STATED TASK: Write out each line of the listing as it stands, without the images.

--- Start RECORDED INFORMATION ---

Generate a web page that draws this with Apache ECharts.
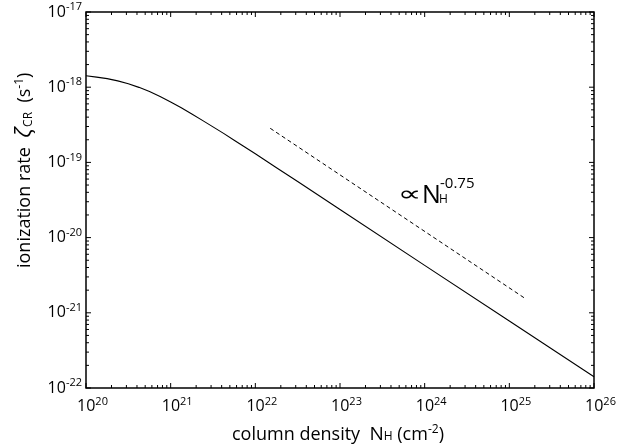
<!DOCTYPE html>
<html>
<head>
<meta charset="utf-8">
<script src="https://cdn.jsdelivr.net/npm/echarts@6/dist/echarts.min.js"></script>
<style>
html,body{margin:0;padding:0;background:#fff;}
#c{width:634px;height:448px;}
</style>
</head>
<body>
<div id="c"></div>
<script>
// Column density N_H (cm^-2)
var columnDensity = [1e20, 1.334e20, 1.778e20, 2.371e20, 3.162e20, 4.217e20, 5.623e20, 7.499e20,
  1e21, 1.334e21, 1.778e21, 2.371e21, 3.162e21, 4.217e21, 5.623e21, 7.499e21,
  1e22, 1.778e22, 3.162e22, 1e23, 1e24, 1e25, 1e26];
// Ionization rate zeta_CR (s^-1)
var ionizationRate = [1.419e-18, 1.361e-18, 1.300e-18, 1.213e-18, 1.114e-18, 9.95e-19, 8.75e-19, 7.52e-19,
  6.37e-19, 5.32e-19, 4.41e-19, 3.62e-19, 2.97e-19, 2.43e-19, 1.97e-19, 1.60e-19,
  1.30e-19, 8.51e-20, 5.56e-20, 2.36e-20, 4.27e-21, 7.76e-22, 1.41e-22];
// Power-law guide  ∝ N_H^-0.75
var guideN = [1.5e22, 1.5e25];
var guideZeta = [2.84e-19, 1.58e-21];
// Axis limits / tick labels
var xTicks = [1e20, 1e21, 1e22, 1e23, 1e24, 1e25, 1e26];
var yTicks = [1e-22, 1e-21, 1e-20, 1e-19, 1e-18, 1e-17];

// ECharts' log scale rounds to 10 decimals, so plot in units of the axis minimum
var XU = xTicks[0], YU = yTicks[0];
var XE = Math.round(Math.log10(XU)), YE = Math.round(Math.log10(YU));

var FONT = 'Open Sans';
var chart = echarts.init(document.getElementById('c'), null, {renderer: 'canvas'});

function pairs(a, b) { return a.map(function (v, i) { return [v / XU, b[i] / YU]; }); }
function lab(off) {
  return function (v) {
    var e = Math.round(Math.log10(v)) + off;
    return '{a|10}{s|' + e + '}';
  };
}
var richY = {
  a: {fontSize: 16, fontFamily: FONT, color: '#000'},
  s: {fontSize: 11, fontFamily: FONT, color: '#000', padding: [0, 0, 10, 0]}
};
var richX = {
  a: {fontSize: 16, fontFamily: FONT, color: '#000', padding: [0, 0, 0, 13]},
  s: {fontSize: 11, fontFamily: FONT, color: '#000', padding: [0, 0, 10, 0]}
};

// tick marks (major & minor) drawn through the axes' scales
function tickRender(params, api) {
  var children = [];
  var x0 = xTicks[0] / XU, x1 = xTicks[xTicks.length - 1] / XU;
  var y0 = yTicks[0] / YU, y1 = yTicks[yTicks.length - 1] / YU;
  var bl = api.coord([x0, y0]);
  var tr = api.coord([x1, y1]);
  var left = bl[0], bottom = bl[1], right = tr[0], top = tr[1];
  var st = {stroke: '#000', lineWidth: 1};
  function seg(a, b, c, d) {
    children.push({type: 'line', shape: {x1: a, y1: b, x2: c, y2: d}, style: st, silent: true});
  }
  var i, k, p;
  for (i = 0; i < xTicks.length; i++) {
    var dec = xTicks[i] / XU;
    p = api.coord([dec, y0])[0];
    seg(p, bottom, p, bottom - 5); seg(p, top, p, top + 5);
    if (i < xTicks.length - 1) {
      for (k = 2; k <= 9; k++) {
        p = api.coord([dec * k, y0])[0];
        seg(p, bottom, p, bottom - 3); seg(p, top, p, top + 3);
      }
    }
  }
  for (i = 0; i < yTicks.length; i++) {
    var d = yTicks[i] / YU;
    p = api.coord([x0, d])[1];
    seg(left, p, left + 5, p); seg(right, p, right - 5, p);
    if (i < yTicks.length - 1) {
      for (k = 2; k <= 9; k++) {
        p = api.coord([x0, d * k])[1];
        seg(left, p, left + 3, p); seg(right, p, right - 3, p);
      }
    }
  }
  return {type: 'group', children: children};
}

var option = {
  animation: false,
  backgroundColor: '#fff',
  grid: {left: 86, right: 40, top: 12, bottom: 60, show: true, borderColor: '#000', borderWidth: 1.5, backgroundColor: 'transparent'},
  xAxis: {
    type: 'log', logBase: 10, min: xTicks[0] / XU, max: xTicks[xTicks.length - 1] / XU,
    axisLine: {show: false}, axisTick: {show: false}, splitLine: {show: false},
    axisLabel: {formatter: lab(XE), rich: richX, margin: 8, color: '#000'}
  },
  yAxis: {
    type: 'log', logBase: 10, min: yTicks[0] / YU, max: yTicks[yTicks.length - 1] / YU,
    axisLine: {show: false}, axisTick: {show: false}, splitLine: {show: false},
    axisLabel: {formatter: lab(YE), rich: richY, margin: 4, color: '#000'}
  },
  series: [
    {type: 'line', data: pairs(columnDensity, ionizationRate), symbol: 'none', smooth: false,
     lineStyle: {color: '#000', width: 1.1}, silent: true},
    {type: 'line', data: pairs(guideN, guideZeta), symbol: 'none',
     lineStyle: {color: '#000', width: 1, type: [4, 3]}, silent: true},
    {type: 'custom', renderItem: tickRender, data: [[10, 10]], silent: true, clip: false, z: 5}
  ],
  graphic: [
    {type: 'text', left: 232, top: 424, style: {
      text: '{t|column density  }{n|N}{h|H}{t| (cm}{u|-2}{t|)}',
      rich: {
        t: {fontSize: 18, fontFamily: FONT, fill: '#000'},
        n: {fontSize: 19, fontFamily: FONT, fill: '#000'},
        h: {fontSize: 12, fontFamily: FONT, fill: '#000', padding: [4, 0, 0, 0]},
        u: {fontSize: 12, fontFamily: FONT, fill: '#000', padding: [0, 0, 10, 0]}
      }}},
    {type: 'text', x: 14, y: 268, rotation: Math.PI / 2, style: {
      text: '{t|ionization rate  }{z|ζ}{c|CR}{t|  (s}{u|-1}{t|)}',
      rich: {
        t: {fontSize: 18, fontFamily: FONT, fill: '#000'},
        z: {fontSize: 22, fontFamily: FONT, fontStyle: 'italic', fill: '#000'},
        c: {fontSize: 12, fontFamily: FONT, fill: '#000', padding: [7, 0, 0, 1]},
        u: {fontSize: 12, fontFamily: FONT, fill: '#000', padding: [0, 0, 10, 0]}
      }}},
    {type: 'text', x: 398, y: 195, scaleX: 1.5, style: {text: '∝', fontSize: 22, fontFamily: 'DejaVu Sans', fill: '#000', verticalAlign: 'middle'}},
    {type: 'text', x: 422, y: 196, style: {text: 'N', fontSize: 25, fontFamily: FONT, fill: '#000', verticalAlign: 'middle'}},
    {type: 'text', x: 439, y: 199.5, style: {text: 'H', fontSize: 12, fontFamily: FONT, fill: '#000', verticalAlign: 'middle'}},
    {type: 'text', x: 440, y: 183.5, style: {text: '-0.75', fontSize: 15, fontFamily: FONT, fill: '#000', verticalAlign: 'middle'}}
  ]
};
chart.setOption(option);
</script>
</body>
</html>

--- End RECORDED INFORMATION ---

OUTPUT:
Generate a web page that draws this with Apache ECharts.
<!DOCTYPE html>
<html>
<head>
<meta charset="utf-8">
<script src="https://cdn.jsdelivr.net/npm/echarts@6/dist/echarts.min.js"></script>
<style>
html,body{margin:0;padding:0;background:#fff;}
#c{width:634px;height:448px;}
</style>
</head>
<body>
<div id="c"></div>
<script>
// Column density N_H (cm^-2)
var columnDensity = [1e20, 1.334e20, 1.778e20, 2.371e20, 3.162e20, 4.217e20, 5.623e20, 7.499e20,
  1e21, 1.334e21, 1.778e21, 2.371e21, 3.162e21, 4.217e21, 5.623e21, 7.499e21,
  1e22, 1.778e22, 3.162e22, 1e23, 1e24, 1e25, 1e26];
// Ionization rate zeta_CR (s^-1)
var ionizationRate = [1.419e-18, 1.361e-18, 1.300e-18, 1.213e-18, 1.114e-18, 9.95e-19, 8.75e-19, 7.52e-19,
  6.37e-19, 5.32e-19, 4.41e-19, 3.62e-19, 2.97e-19, 2.43e-19, 1.97e-19, 1.60e-19,
  1.30e-19, 8.51e-20, 5.56e-20, 2.36e-20, 4.27e-21, 7.76e-22, 1.41e-22];
// Power-law guide  ∝ N_H^-0.75
var guideN = [1.5e22, 1.5e25];
var guideZeta = [2.84e-19, 1.58e-21];
// Axis limits / tick labels
var xTicks = [1e20, 1e21, 1e22, 1e23, 1e24, 1e25, 1e26];
var yTicks = [1e-22, 1e-21, 1e-20, 1e-19, 1e-18, 1e-17];

// ECharts' log scale rounds to 10 decimals, so plot in units of the axis minimum
var XU = xTicks[0], YU = yTicks[0];
var XE = Math.round(Math.log10(XU)), YE = Math.round(Math.log10(YU));

var FONT = 'Open Sans';
var chart = echarts.init(document.getElementById('c'), null, {renderer: 'canvas'});

function pairs(a, b) { return a.map(function (v, i) { return [v / XU, b[i] / YU]; }); }
function lab(off) {
  return function (v) {
    var e = Math.round(Math.log10(v)) + off;
    return '{a|10}{s|' + e + '}';
  };
}
var richY = {
  a: {fontSize: 16, fontFamily: FONT, color: '#000'},
  s: {fontSize: 11, fontFamily: FONT, color: '#000', padding: [0, 0, 10, 0]}
};
var richX = {
  a: {fontSize: 16, fontFamily: FONT, color: '#000', padding: [0, 0, 0, 13]},
  s: {fontSize: 11, fontFamily: FONT, color: '#000', padding: [0, 0, 10, 0]}
};

// tick marks (major & minor) drawn through the axes' scales
function tickRender(params, api) {
  var children = [];
  var x0 = xTicks[0] / XU, x1 = xTicks[xTicks.length - 1] / XU;
  var y0 = yTicks[0] / YU, y1 = yTicks[yTicks.length - 1] / YU;
  var bl = api.coord([x0, y0]);
  var tr = api.coord([x1, y1]);
  var left = bl[0], bottom = bl[1], right = tr[0], top = tr[1];
  var st = {stroke: '#000', lineWidth: 1};
  function seg(a, b, c, d) {
    children.push({type: 'line', shape: {x1: a, y1: b, x2: c, y2: d}, style: st, silent: true});
  }
  var i, k, p;
  for (i = 0; i < xTicks.length; i++) {
    var dec = xTicks[i] / XU;
    p = api.coord([dec, y0])[0];
    seg(p, bottom, p, bottom - 5); seg(p, top, p, top + 5);
    if (i < xTicks.length - 1) {
      for (k = 2; k <= 9; k++) {
        p = api.coord([dec * k, y0])[0];
        seg(p, bottom, p, bottom - 3); seg(p, top, p, top + 3);
      }
    }
  }
  for (i = 0; i < yTicks.length; i++) {
    var d = yTicks[i] / YU;
    p = api.coord([x0, d])[1];
    seg(left, p, left + 5, p); seg(right, p, right - 5, p);
    if (i < yTicks.length - 1) {
      for (k = 2; k <= 9; k++) {
        p = api.coord([x0, d * k])[1];
        seg(left, p, left + 3, p); seg(right, p, right - 3, p);
      }
    }
  }
  return {type: 'group', children: children};
}

var option = {
  animation: false,
  backgroundColor: '#fff',
  grid: {left: 86, right: 40, top: 12, bottom: 60, show: true, borderColor: '#000', borderWidth: 1.5, backgroundColor: 'transparent'},
  xAxis: {
    type: 'log', logBase: 10, min: xTicks[0] / XU, max: xTicks[xTicks.length - 1] / XU,
    axisLine: {show: false}, axisTick: {show: false}, splitLine: {show: false},
    axisLabel: {formatter: lab(XE), rich: richX, margin: 8, color: '#000'}
  },
  yAxis: {
    type: 'log', logBase: 10, min: yTicks[0] / YU, max: yTicks[yTicks.length - 1] / YU,
    axisLine: {show: false}, axisTick: {show: false}, splitLine: {show: false},
    axisLabel: {formatter: lab(YE), rich: richY, margin: 4, color: '#000'}
  },
  series: [
    {type: 'line', data: pairs(columnDensity, ionizationRate), symbol: 'none', smooth: false,
     lineStyle: {color: '#000', width: 1.1}, silent: true},
    {type: 'line', data: pairs(guideN, guideZeta), symbol: 'none',
     lineStyle: {color: '#000', width: 1, type: [4, 3]}, silent: true},
    {type: 'custom', renderItem: tickRender, data: [[10, 10]], silent: true, clip: false, z: 5}
  ],
  graphic: [
    {type: 'text', left: 232, top: 424, style: {
      text: '{t|column density  }{n|N}{h|H}{t| (cm}{u|-2}{t|)}',
      rich: {
        t: {fontSize: 18, fontFamily: FONT, fill: '#000'},
        n: {fontSize: 19, fontFamily: FONT, fill: '#000'},
        h: {fontSize: 12, fontFamily: FONT, fill: '#000', padding: [4, 0, 0, 0]},
        u: {fontSize: 12, fontFamily: FONT, fill: '#000', padding: [0, 0, 10, 0]}
      }}},
    {type: 'text', x: 14, y: 268, rotation: Math.PI / 2, style: {
      text: '{t|ionization rate  }{z|ζ}{c|CR}{t|  (s}{u|-1}{t|)}',
      rich: {
        t: {fontSize: 18, fontFamily: FONT, fill: '#000'},
        z: {fontSize: 22, fontFamily: FONT, fontStyle: 'italic', fill: '#000'},
        c: {fontSize: 12, fontFamily: FONT, fill: '#000', padding: [7, 0, 0, 1]},
        u: {fontSize: 12, fontFamily: FONT, fill: '#000', padding: [0, 0, 10, 0]}
      }}},
    {type: 'text', x: 398, y: 195, scaleX: 1.5, style: {text: '∝', fontSize: 22, fontFamily: 'DejaVu Sans', fill: '#000', verticalAlign: 'middle'}},
    {type: 'text', x: 422, y: 196, style: {text: 'N', fontSize: 25, fontFamily: FONT, fill: '#000', verticalAlign: 'middle'}},
    {type: 'text', x: 439, y: 199.5, style: {text: 'H', fontSize: 12, fontFamily: FONT, fill: '#000', verticalAlign: 'middle'}},
    {type: 'text', x: 440, y: 183.5, style: {text: '-0.75', fontSize: 15, fontFamily: FONT, fill: '#000', verticalAlign: 'middle'}}
  ]
};
chart.setOption(option);
</script>
</body>
</html>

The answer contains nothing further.